Back in 1999, I was leading customer acquisition at Half.com, an e-commerce marketplace where users could buy and sell new and used books, movies, CDs, and video games at a fixed price. Our customer value proposition was driven by price and breadth of inventory, and our success rested on our appeal to price-sensitive users and the quality of our site, which removed friction from person-to-person transactions.
To attract new customers and keep existing customers active, we employed a wide variety of discounts, usually in the form of a code that was entered and redeemed at the Shopping Cart. As we continued to experiment with different offer configurations to optimize conversion and net revenue, we came to a startling conclusion.
We were addicted. To Coupon Crack.
It hit us suddenly, but developed gradually. As we fielded an array of tests, we came to know which special offers would generate the most clicks and highest conversion rate. In our quest for efficiency, we discarded those that delivered marginal conversion rate improvements. But the visit increases and conversion rate improvements were the "lure", and net revenue impact was the hook: the coupon offers that were most advantageous for customers generated the desired order volume and conversion rate, but yielded the lowest order sizes and smallest net revenue per order.
This led to a dizzying crush of analysis: acquisition cost vs. LTV, repeat order ratios for redeemers of various offers, efficacy of marketing spend with offers of each type, etc. etc. It was numbing, but the fact remained: when we needed to hit the numbers (for either new customer acquisition targets or retention revenue goals), we reached for the coupons.
And it had a terrible impact on the business.
Because it trained customers to respond to only to coupon stimulus, like capitalistic Pavlov gone wrong. And this training often began at very first stage of their relationship with the company. We reserved our most alluring coupons for new customers only (a lesson in customer coupon sensitivity we learned the hard way), and most of our online advertising depended on these offers. Then because the retention was a separate entity with their own numbers to hit, they would occasionally (and sometimes against their will) send coupons to our entire registered user base to hit an end-of-quarter number that might have otherwise been missed. This cemented the behavior pattern: if you were a Half.com customer, you started with coupons, and if you waited along enough, we'd send you another one. And you made sure to stockpile items on your wishlist so you were ready to buy when the next coupon arrived, but not likely until that event.
That's crack.
Now, bear in mind that I was only deeply familiar with the Customer LTV figures for the first 3 years of the company's existence, before the company really undertook any earnest effort to wean itself from the addiction. Eventually, the LTV might have supported such tactics as customers grew to view Half.com as the single source for all media purchase and stopped looking elsewhere (the Amazon Marketplace became a very compelling alternative as Half.com diverted focus to new categories). But weaning took time, as new customers who initiated their Half.com "relationship" with a coupon eventually came to find that that was the only coupon they'd get, and no additional coupons would be forthcoming in the company's effort to "pull revenue forward". Those customers could comfortably purchase at any time, at impulse, and be assured that they would not "miss out" on an coupon that they might have received if they'd delayed their purchase.
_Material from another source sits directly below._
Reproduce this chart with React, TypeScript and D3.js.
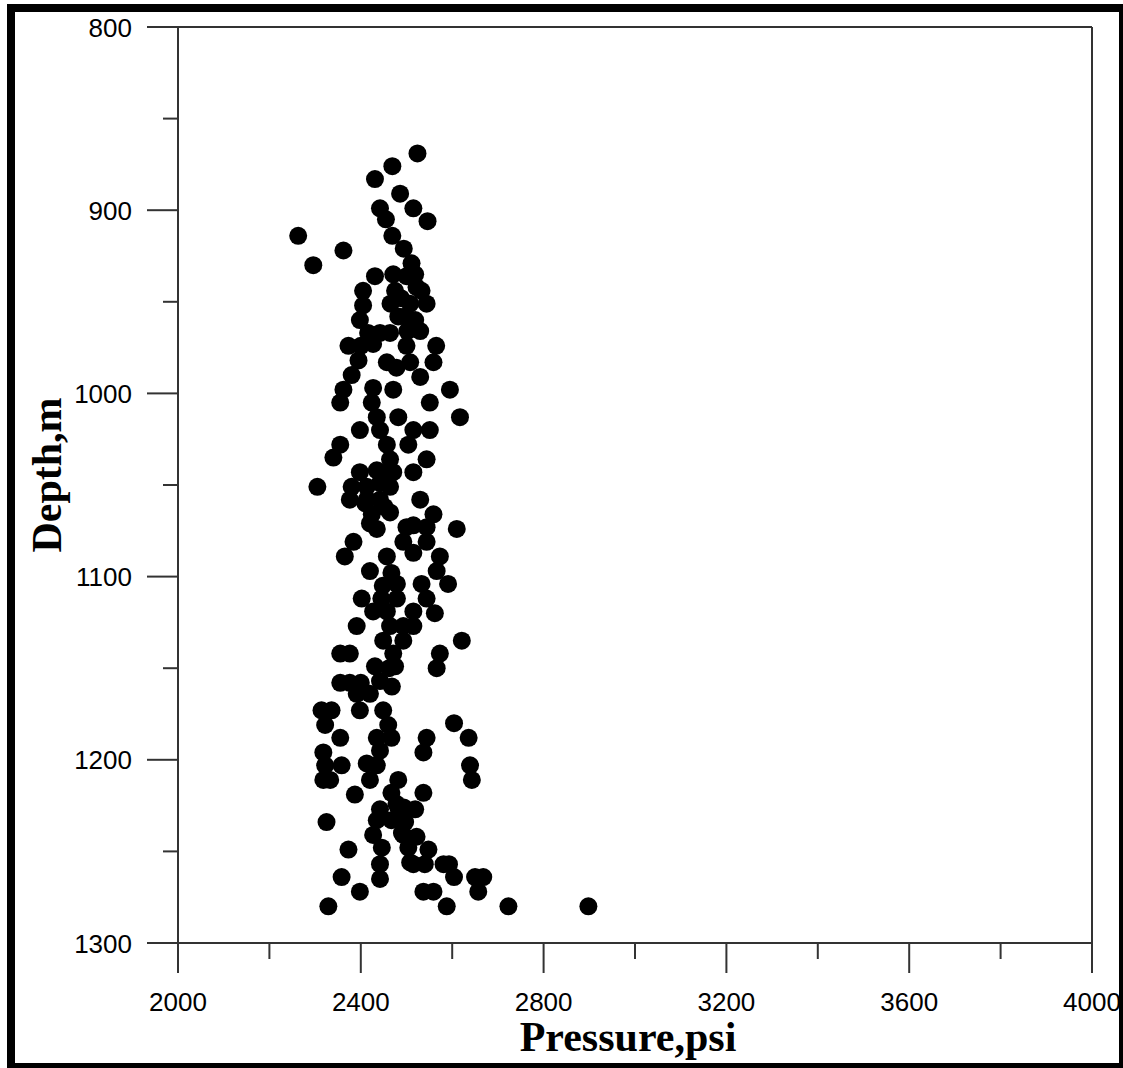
import React from "react";
import * as d3 from "d3";

const pressure: number[] = [
  2524, 2469, 2431, 2486, 2515, 2546, 2442, 2455, 2263, 2362, 2296, 2469, 2494, 2511, 2519, 2431, 2471, 2475, 2405, 2405,
  2398, 2522, 2544, 2533, 2508, 2519, 2482, 2500, 2465, 2497, 2530, 2416, 2442, 2464,
  2373, 2400, 2427, 2457, 2500, 2508, 2565, 2559, 2530, 2380, 2362, 2355, 2427, 2471, 2424, 2595, 2551, 2617, 2435, 2482,
  2398, 2442, 2515, 2551, 2355, 2340, 2457, 2504, 2464, 2544, 2398, 2435, 2471, 2515, 2305, 2380, 2442, 2464, 2376, 2413,
  2442, 2530, 2424, 2464, 2559, 2515, 2395, 2413, 2420,
  2610, 2435, 2500, 2544, 2384, 2365, 2493, 2515, 2544, 2573, 2457, 2420, 2467, 2566, 2591, 2533, 2479, 2402, 2479, 2544,
  2562, 2427, 2457, 2515, 2515, 2391, 2464, 2493, 2449, 2493, 2621, 2355, 2376, 2573, 2471, 2475, 2431, 2566, 2355, 2376,
  2442, 2420, 2391, 2314, 2336, 2398, 2449,
  2322, 2460, 2604, 2355, 2435, 2467, 2544, 2636, 2318, 2442, 2537, 2322, 2358, 2413, 2435, 2639, 2318, 2333, 2420, 2643,
  2482, 2387, 2467, 2537, 2442, 2482, 2519, 2435, 2467, 2325, 2497, 2427, 2493, 2522, 2373, 2446, 2504, 2548, 2442, 2515,
  2540, 2581, 2593, 2358, 2442, 2604, 2650, 2668, 2398, 2537, 2559, 2657, 2329, 2588, 2723, 2898,
  2410, 2452, 2450, 2488, 2502, 2478, 2448, 2445, 2462, 2468, 2400, 2478, 2494, 2490, 2508
];

const depth: number[] = [
  869, 876, 883, 891, 899, 906, 899, 905, 914, 922, 930, 914, 921, 929, 935, 936, 935, 944, 944, 952,
  960, 942, 951, 944, 951, 960, 958, 936, 951, 958, 966, 967, 967, 967,
  974, 974, 973, 983, 974, 983, 974, 983, 991, 990, 998, 1005, 997, 998, 1005, 998, 1005, 1013, 1013, 1013,
  1020, 1020, 1020, 1020, 1028, 1035, 1028, 1028, 1036, 1036, 1043, 1042, 1043, 1043, 1051, 1051, 1049, 1051, 1058, 1058,
  1058, 1058, 1066, 1065, 1066, 1072, 982, 1051, 1071,
  1074, 1074, 1073, 1073, 1081, 1089, 1081, 1087, 1081, 1089, 1089, 1097, 1098, 1097, 1104, 1104, 1104, 1112, 1112, 1112,
  1120, 1119, 1119, 1119, 1127, 1127, 1127, 1127, 1135, 1135, 1135, 1142, 1142, 1142, 1142, 1149, 1149, 1150, 1158, 1158,
  1157, 1164, 1164, 1173, 1173, 1173, 1173,
  1181, 1181, 1180, 1188, 1188, 1188, 1188, 1188, 1196, 1195, 1196, 1203, 1203, 1202, 1203, 1203, 1211, 1211, 1211, 1211,
  1211, 1219, 1218, 1218, 1227, 1226, 1227, 1233, 1233, 1234, 1234, 1241, 1241, 1242, 1249, 1248, 1248, 1249, 1257, 1257,
  1257, 1257, 1257, 1264, 1265, 1264, 1264, 1264, 1272, 1272, 1272, 1272, 1280, 1280, 1280, 1280,
  1060, 1062, 1044, 948, 966, 986, 1105, 1112, 1150, 1160, 1158, 1224, 1226, 1240, 1256
];

const xMajorTicks: number[] = [2000, 2400, 2800, 3200, 3600, 4000];
const xMinorTicks: number[] = [2200, 2600, 3000, 3400, 3800];
const yMajorTicks: number[] = [800, 900, 1000, 1100, 1200, 1300];
const yMinorTicks: number[] = [850, 950, 1050, 1150, 1250];

const xTitle = "Pressure,psi";
const yTitle = "Depth,m";

export default function App() {
  const W = 1123;
  const H = 1068;
  const left = 178;
  const right = 1092;
  const top = 27;
  const bottom = 943;

  const x = d3.scaleLinear().domain([2000, 4000]).range([left, right]);
  const y = d3.scaleLinear().domain([800, 1300]).range([top, bottom]);

  const axisColor = "#333";
  const tickFont = "'Liberation Sans', Arial, sans-serif";
  const titleFont = "'Liberation Serif', 'Times New Roman', serif";

  const pts = pressure.map((p, i) => [p, depth[i]] as [number, number]);

  return (
    <svg
      width={W}
      height={H}
      style={{ position: "absolute", left: 0, top: 0, background: "#fff" }}
    >
      <rect x={0} y={0} width={W} height={H} fill="#fff" />
      {/* outer frame */}
      <rect x={7} y={4} width={8} height={1064} fill="#000" />
      <rect x={7} y={4} width={1116} height={8} fill="#000" />
      <rect x={1119} y={4} width={4} height={1064} fill="#000" />
      <rect x={7} y={1063} width={1116} height={5} fill="#000" />

      {/* plot box */}
      <line x1={left} y1={top} x2={right} y2={top} stroke={axisColor} strokeWidth={2} />
      <line x1={right} y1={top} x2={right} y2={bottom} stroke={axisColor} strokeWidth={2} />
      <line x1={left} y1={top} x2={left} y2={bottom} stroke={axisColor} strokeWidth={2} />
      <line x1={left} y1={bottom} x2={right} y2={bottom} stroke={axisColor} strokeWidth={2} />

      {/* y ticks */}
      {yMajorTicks.map((t) => (
        <g key={"ym" + t}>
          <line x1={left - 31} x2={left} y1={y(t)} y2={y(t)} stroke={axisColor} strokeWidth={2} />
          <text
            x={132}
            y={y(t) + 9.5}
            textAnchor="end"
            fontFamily={tickFont}
            fontSize={26}
            fill="#000"
          >
            {t}
          </text>
        </g>
      ))}
      {yMinorTicks.map((t) => (
        <line key={"yn" + t} x1={left - 15} x2={left} y1={y(t)} y2={y(t)} stroke={axisColor} strokeWidth={2} />
      ))}

      {/* x ticks */}
      {xMajorTicks.map((t) => (
        <g key={"xm" + t}>
          <line x1={x(t)} x2={x(t)} y1={bottom} y2={bottom + 30} stroke={axisColor} strokeWidth={2} />
          <text
            x={x(t)}
            y={1011}
            textAnchor="middle"
            fontFamily={tickFont}
            fontSize={26}
            fill="#000"
          >
            {t}
          </text>
        </g>
      ))}
      {xMinorTicks.map((t) => (
        <line key={"xn" + t} x1={x(t)} x2={x(t)} y1={bottom} y2={bottom + 16} stroke={axisColor} strokeWidth={2} />
      ))}

      {/* points */}
      {pts.map((d, i) => (
        <circle key={i} cx={x(d[0])} cy={y(d[1])} r={9} fill="#000" />
      ))}

      {/* titles */}
      <text
        x={628}
        y={1051}
        textAnchor="middle"
        fontFamily={titleFont}
        fontWeight="bold"
        fontSize={42}
        fill="#000"
      >
        {xTitle}
      </text>
      <text
        transform={`translate(61, 475) rotate(-90)`}
        textAnchor="middle"
        fontFamily={titleFont}
        fontWeight="bold"
        fontSize={42}
        fill="#000"
      >
        {yTitle}
      </text>
    </svg>
  );
}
I could ramble on about this forever, and if there is interest in the topic, I'll be glad to go into some further detail, but I'll summarize the lesson as this: Marketing professionals MUST think like the customer, and dress themselves in customer behavior at all times. Go on record with your rationale as to why perpetual discounting is detrimental to the business, even if if helps you hits your numbers this month. You may not assuage the vibrations from the Finance wonks who are clamoring for a Money Button on the Marketing dashboard that will yield immediate revenue, but you'll spare the business a painful blood-letting of flat retention revenue until your customers' behavior is re-wired for more "organic" consumption.